Kevin Keller (Casey Cott), might seem like a TV-only character for those who haven’t kept up with Archie comics, but he was first introduced in 2010 in Veronica #202. Keller gets to deliver natural-sounding dialogue like “Archie’s swell, but like most millennial straight guys, he needs to be told what he wants.” At one point, when he asks Cheryl Blossom (Madelaine Petsch) if cheerleading is still a thing, she counters with, “Is being the gay best friend still a thing?” Well, Riverdale, is it?
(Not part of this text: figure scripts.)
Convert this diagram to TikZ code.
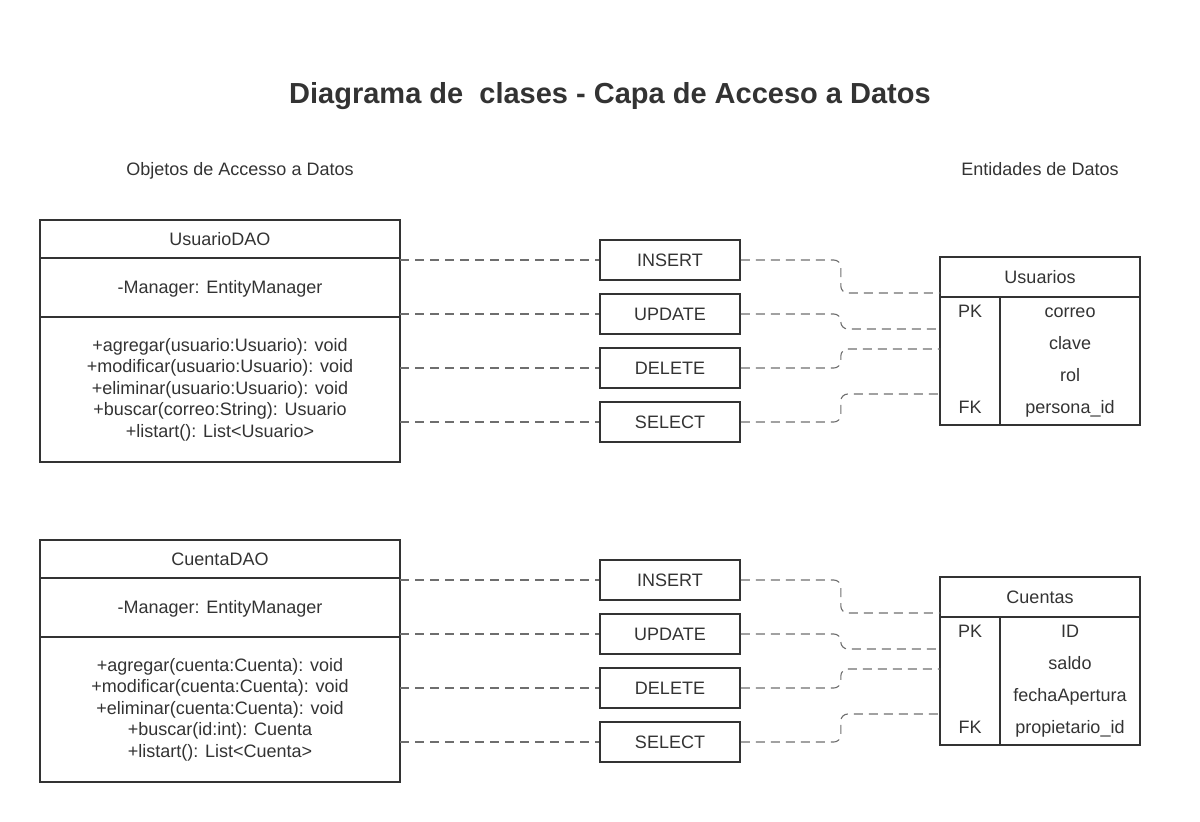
\documentclass[tikz,border=0pt]{standalone}
\usepackage{fontspec}
\setmainfont{Liberation Sans}
\usetikzlibrary{positioning, calc}

\begin{document}
\begin{tikzpicture}[x=1pt, y=-1pt,
    every node/.style={text=txtC, font=\fontsize{18}{21.5}\selectfont,
                       text height=12.9pt, text depth=0pt},
    cls/.style={draw=lineC, line width=1.6pt, minimum width=360pt, inner sep=0pt,
                outer sep=0pt, align=center},
    multi/.style={text height={}, text depth={}},
    opbox/.style={draw=lineC, line width=1.6pt, minimum width=140pt, minimum height=40pt,
                  inner sep=0pt},
    tbl/.style={draw=lineC, line width=1.6pt, minimum width=200pt, inner sep=0pt, outer sep=0pt},
    sepline/.style={draw=lineC, line width=1.6pt},
    link/.style={draw=linkC, line width=1.1pt, dash pattern=on 9pt off 6pt, rounded corners=7pt},
]

% Color definitions
\definecolor{txtC}{RGB}{51,51,51}
\definecolor{lineC}{RGB}{51,51,51}
\definecolor{linkC}{RGB}{110,110,110}

\useasboundingbox (0,0) rectangle (1200,822);

% Titles
\node[font=\bfseries\fontsize{29}{32}\selectfont, text height=20.8pt] (title) at (610,93)
  {Diagrama de\ \ clases - Capa de Acceso a Datos};
\node (daotitle) at (240,169) {Objetos de Accesso a Datos};
\node (enttitle) at (1040,169) {Entidades de Datos};

% UsuarioDAO class
\node[cls, minimum height=38pt] (uhead) at (220,239) {UsuarioDAO};
\node[cls, minimum height=59pt, below=0pt of uhead] (uattr) {-Manager: EntityManager};
\node[cls, multi, minimum height=145pt, below=0pt of uattr] (umeth)
  {+agregar(usuario:Usuario): void\\
   +modificar(usuario:Usuario): void\\
   +eliminar(usuario:Usuario): void\\
   +buscar(correo:String): Usuario\\
   +listart(): List<Usuario>};

% Usuarios entity
\node[tbl, minimum height=40pt] (usuhead) at (1040,277) {Usuarios};
\node[tbl, minimum height=128pt, below=0pt of usuhead] (usubody) {};
\draw[sepline] ($(usubody.north west)+(60,0)$) -- ($(usubody.south west)+(60,0)$);
\foreach \k/\f [count=\i] in {PK/correo, /clave, /rol, FK/persona\_id} {
  \node (usuk\i) at (970, 279+32*\i) {\k};
  \node (usuf\i) at (1070, 279+32*\i) {\f};
}
\foreach \y [count=\i] in {293, 329, 349, 394}
  \coordinate (usuc\i) at (940,\y);

% Operations (Usuarios)
\foreach \op [count=\i] in {INSERT, UPDATE, DELETE, SELECT} {
  \node[opbox] (u\i) at (670, 206+54*\i) {\op};
  \draw[link] (u\i.west -| umeth.east) -- (u\i.west);
  \draw[link] (u\i.east) -- ++(100,0) |- (usuc\i);
}

% CuentaDAO class
\node[cls, minimum height=38pt] (chead) at (220,559) {CuentaDAO};
\node[cls, minimum height=59pt, below=0pt of chead] (cattr) {-Manager: EntityManager};
\node[cls, multi, minimum height=145pt, below=0pt of cattr] (cmeth)
  {+agregar(cuenta:Cuenta): void\\
   +modificar(cuenta:Cuenta): void\\
   +eliminar(cuenta:Cuenta): void\\
   +buscar(id:int): Cuenta\\
   +listart(): List<Cuenta>};

% Cuentas entity
\node[tbl, minimum height=40pt] (cuehead) at (1040,597) {Cuentas};
\node[tbl, minimum height=128pt, below=0pt of cuehead] (cuebody) {};
\draw[sepline] ($(cuebody.north west)+(60,0)$) -- ($(cuebody.south west)+(60,0)$);
\foreach \k/\f [count=\i] in {PK/ID, /saldo, /fechaApertura, FK/propietario\_id} {
  \node (cuek\i) at (970, 599+32*\i) {\k};
  \node (cuef\i) at (1070, 599+32*\i) {\f};
}
\foreach \y [count=\i] in {613, 649, 669, 714}
  \coordinate (cuec\i) at (940,\y);

% Operations (Cuentas)
\foreach \op [count=\i] in {INSERT, UPDATE, DELETE, SELECT} {
  \node[opbox] (c\i) at (670, 526+54*\i) {\op};
  \draw[link] (c\i.west -| cmeth.east) -- (c\i.west);
  \draw[link] (c\i.east) -- ++(100,0) |- (cuec\i);
}

\end{tikzpicture}
\end{document}
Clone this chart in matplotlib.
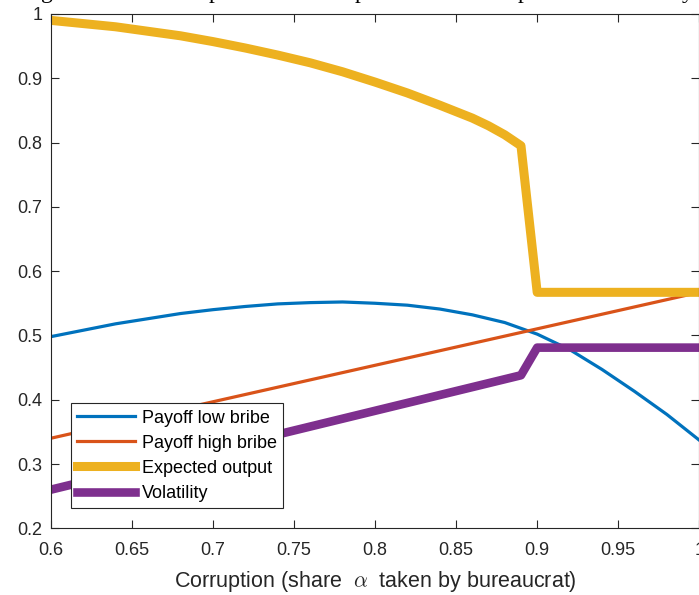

Blossom is a one-note Regina George type whose most interesting trait is the fact that her twin brother is dead. It’s his body that Keller and his would-be hookup find at end of the episode, setting up the ostensible plot for the series to come.
Depending on how you look at it, Riverdale is either a sly twist on the Edgy Teen Show or the genre stretched to its unfortunate limit. There are promising signs of winking self-awareness — Keller gets another line that functions as a meta-nod to shipping culture in modern fandom (“Betty and Archie aren’t dating, but they are endgame”) and the Betty and Veronica kiss ends with an unimpressed Cheryl Blossom proclaiming, “Faux lesbian kissing hasn’t been taboo since 1994.” Yet at the same time, here Riverdale is, milking the moment for everything it’s worth.
If Riverdale’s self-conscious, heavy-handed writing is the right type of corny for you (and if you can withstand the radioactive glare of Archie’s fire-engine red hair), the dead-body episode closer should hook you for another week at least.